→ Exercise brief: Each entry that follows is to be retyped exactly. Pictures do not belong in the copy.

→ Record extracts:
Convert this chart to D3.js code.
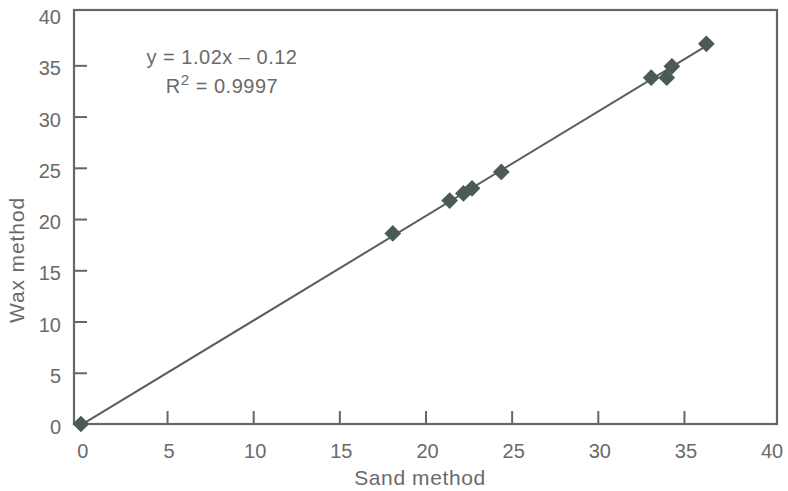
<!DOCTYPE html>
<html>
<head>
<meta charset="utf-8">
<script src="https://cdn.jsdelivr.net/npm/d3@7"></script>
<style>
  html, body { margin: 0; padding: 0; background: #fff; }
  svg text { font-family: "Liberation Sans", Arial, Helvetica, sans-serif; fill: #6a6a6a; }
</style>
</head>
<body>
<svg id="chart" width="788" height="491"></svg>
<script>
// Sand-method vs wax-method measurements
const sandValues = [0, 18.1, 21.4, 22.2, 22.7, 24.4, 33.1, 34.0, 34.3, 36.3];
const waxValues  = [0, 18.6, 21.8, 22.5, 23.0, 24.6, 33.8, 33.8, 34.9, 37.1];

// Linear fit shown on the chart
const fitSlope = 1.02;
const fitIntercept = -0.12;
const fitLabel = "y = 1.02x \u2013 0.12";
const r2Label = "0.9997";

const xTicks = [0, 5, 10, 15, 20, 25, 30, 35, 40];
const yTicks = [0, 5, 10, 15, 20, 25, 30, 35, 40];

const svg = d3.select("#chart");
const plotLeft = 74, plotRight = 777, plotTop = 10, plotBottom = 424;

const x = d3.scaleLinear().domain([-0.4, 40.4]).range([plotLeft, plotRight]);
const y = d3.scaleLinear().domain([0, 40.4]).range([plotBottom, plotTop]);

const frameColor = "#666666";
const markColor = "#4b5a52";

// plot frame
svg.append("rect")
  .attr("x", plotLeft).attr("y", plotTop)
  .attr("width", plotRight - plotLeft).attr("height", plotBottom - plotTop)
  .attr("fill", "none").attr("stroke", frameColor).attr("stroke-width", 2.2);

// inward ticks on the bottom axis
const xAxis = d3.axisTop(x).tickValues(xTicks.filter(d => d > 0 && d < 40))
  .tickSize(13).tickFormat("");
svg.append("g").attr("transform", `translate(0,${plotBottom})`).call(xAxis)
  .call(g => g.select(".domain").remove())
  .call(g => g.selectAll("line").attr("stroke", frameColor).attr("stroke-width", 2));

// inward ticks on the left axis
const yAxis = d3.axisRight(y).tickValues(yTicks.filter(d => d > 0 && d < 40))
  .tickSize(13).tickFormat("");
svg.append("g").attr("transform", `translate(${plotLeft},0)`).call(yAxis)
  .call(g => g.select(".domain").remove())
  .call(g => g.selectAll("line").attr("stroke", frameColor).attr("stroke-width", 2));

// tick labels
svg.append("g").selectAll("text").data(xTicks).join("text")
  .attr("x", d => x(d) + 2).attr("y", 458)
  .attr("text-anchor", "middle").attr("font-size", 20)
  .text(d => d);

svg.append("g").selectAll("text").data(yTicks).join("text")
  .attr("x", 61).attr("y", d => y(d) + 3)
  .attr("dy", "0.35em")
  .attr("text-anchor", "end").attr("font-size", 20)
  .text(d => d);

// axis titles
svg.append("text")
  .attr("x", 420).attr("y", 485)
  .attr("text-anchor", "middle").attr("font-size", 21)
  .attr("letter-spacing", 0.6)
  .text("Sand method");

svg.append("text")
  .attr("transform", "translate(24,260) rotate(-90)")
  .attr("text-anchor", "middle").attr("font-size", 21)
  .attr("letter-spacing", 0.9)
  .text("Wax method");

// regression line
const fitX = d3.extent(sandValues);
svg.append("line")
  .attr("x1", x(fitX[0])).attr("y1", y(fitSlope * fitX[0] + fitIntercept))
  .attr("x2", x(fitX[1])).attr("y2", y(fitSlope * fitX[1] + fitIntercept))
  .attr("stroke", "#56605a").attr("stroke-width", 2);

// data points as diamonds
const diamond = d3.symbol().type(d3.symbolSquare).size(140);
svg.append("g").selectAll("path").data(sandValues).join("path")
  .attr("d", diamond)
  .attr("transform", (d, i) => `translate(${x(d)},${y(waxValues[i])}) rotate(45)`)
  .attr("fill", markColor);

// equation annotation
const eq = svg.append("text").attr("text-anchor", "middle").attr("font-size", 20)
  .attr("letter-spacing", 0.5);
eq.append("tspan").attr("x", 222).attr("y", 64).text(fitLabel);
const r2 = svg.append("text").attr("text-anchor", "middle").attr("font-size", 20)
  .attr("letter-spacing", 0.5).attr("x", 222).attr("y", 93);
r2.append("tspan").text("R");
r2.append("tspan").attr("font-size", 15).attr("dy", -8).text("2");
r2.append("tspan").attr("dy", 8).text(" = " + r2Label);
</script>
</body>
</html>
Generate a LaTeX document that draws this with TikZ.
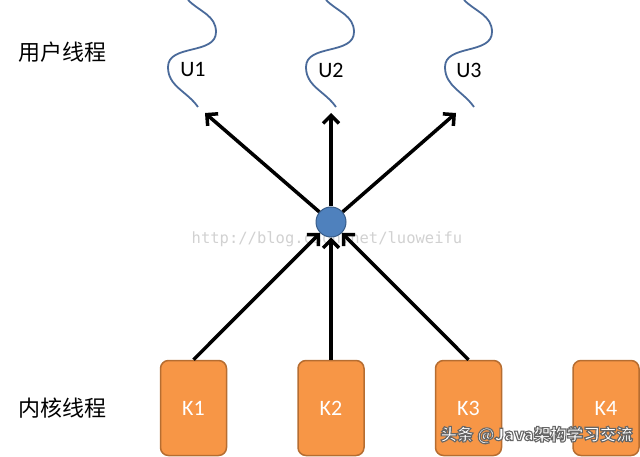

→ Final result:
Convert this chart to D3.js code.
<!DOCTYPE html>
<html>
<head>
<meta charset="utf-8">
<script src="https://cdn.jsdelivr.net/npm/d3@7"></script>
<style>
  html, body { margin: 0; padding: 0; background: #fff; }
  svg text { font-family: "Liberation Sans", Arial, Helvetica, sans-serif; fill: #6a6a6a; }
</style>
</head>
<body>
<svg id="chart" width="788" height="491"></svg>
<script>
// Sand-method vs wax-method measurements
const sandValues = [0, 18.1, 21.4, 22.2, 22.7, 24.4, 33.1, 34.0, 34.3, 36.3];
const waxValues  = [0, 18.6, 21.8, 22.5, 23.0, 24.6, 33.8, 33.8, 34.9, 37.1];

// Linear fit shown on the chart
const fitSlope = 1.02;
const fitIntercept = -0.12;
const fitLabel = "y = 1.02x \u2013 0.12";
const r2Label = "0.9997";

const xTicks = [0, 5, 10, 15, 20, 25, 30, 35, 40];
const yTicks = [0, 5, 10, 15, 20, 25, 30, 35, 40];

const svg = d3.select("#chart");
const plotLeft = 74, plotRight = 777, plotTop = 10, plotBottom = 424;

const x = d3.scaleLinear().domain([-0.4, 40.4]).range([plotLeft, plotRight]);
const y = d3.scaleLinear().domain([0, 40.4]).range([plotBottom, plotTop]);

const frameColor = "#666666";
const markColor = "#4b5a52";

// plot frame
svg.append("rect")
  .attr("x", plotLeft).attr("y", plotTop)
  .attr("width", plotRight - plotLeft).attr("height", plotBottom - plotTop)
  .attr("fill", "none").attr("stroke", frameColor).attr("stroke-width", 2.2);

// inward ticks on the bottom axis
const xAxis = d3.axisTop(x).tickValues(xTicks.filter(d => d > 0 && d < 40))
  .tickSize(13).tickFormat("");
svg.append("g").attr("transform", `translate(0,${plotBottom})`).call(xAxis)
  .call(g => g.select(".domain").remove())
  .call(g => g.selectAll("line").attr("stroke", frameColor).attr("stroke-width", 2));

// inward ticks on the left axis
const yAxis = d3.axisRight(y).tickValues(yTicks.filter(d => d > 0 && d < 40))
  .tickSize(13).tickFormat("");
svg.append("g").attr("transform", `translate(${plotLeft},0)`).call(yAxis)
  .call(g => g.select(".domain").remove())
  .call(g => g.selectAll("line").attr("stroke", frameColor).attr("stroke-width", 2));

// tick labels
svg.append("g").selectAll("text").data(xTicks).join("text")
  .attr("x", d => x(d) + 2).attr("y", 458)
  .attr("text-anchor", "middle").attr("font-size", 20)
  .text(d => d);

svg.append("g").selectAll("text").data(yTicks).join("text")
  .attr("x", 61).attr("y", d => y(d) + 3)
  .attr("dy", "0.35em")
  .attr("text-anchor", "end").attr("font-size", 20)
  .text(d => d);

// axis titles
svg.append("text")
  .attr("x", 420).attr("y", 485)
  .attr("text-anchor", "middle").attr("font-size", 21)
  .attr("letter-spacing", 0.6)
  .text("Sand method");

svg.append("text")
  .attr("transform", "translate(24,260) rotate(-90)")
  .attr("text-anchor", "middle").attr("font-size", 21)
  .attr("letter-spacing", 0.9)
  .text("Wax method");

// regression line
const fitX = d3.extent(sandValues);
svg.append("line")
  .attr("x1", x(fitX[0])).attr("y1", y(fitSlope * fitX[0] + fitIntercept))
  .attr("x2", x(fitX[1])).attr("y2", y(fitSlope * fitX[1] + fitIntercept))
  .attr("stroke", "#56605a").attr("stroke-width", 2);

// data points as diamonds
const diamond = d3.symbol().type(d3.symbolSquare).size(140);
svg.append("g").selectAll("path").data(sandValues).join("path")
  .attr("d", diamond)
  .attr("transform", (d, i) => `translate(${x(d)},${y(waxValues[i])}) rotate(45)`)
  .attr("fill", markColor);

// equation annotation
const eq = svg.append("text").attr("text-anchor", "middle").attr("font-size", 20)
  .attr("letter-spacing", 0.5);
eq.append("tspan").attr("x", 222).attr("y", 64).text(fitLabel);
const r2 = svg.append("text").attr("text-anchor", "middle").attr("font-size", 20)
  .attr("letter-spacing", 0.5).attr("x", 222).attr("y", 93);
r2.append("tspan").text("R");
r2.append("tspan").attr("font-size", 15).attr("dy", -8).text("2");
r2.append("tspan").attr("dy", 8).text(" = " + r2Label);
</script>
</body>
</html>
Generate a LaTeX document that draws this with TikZ.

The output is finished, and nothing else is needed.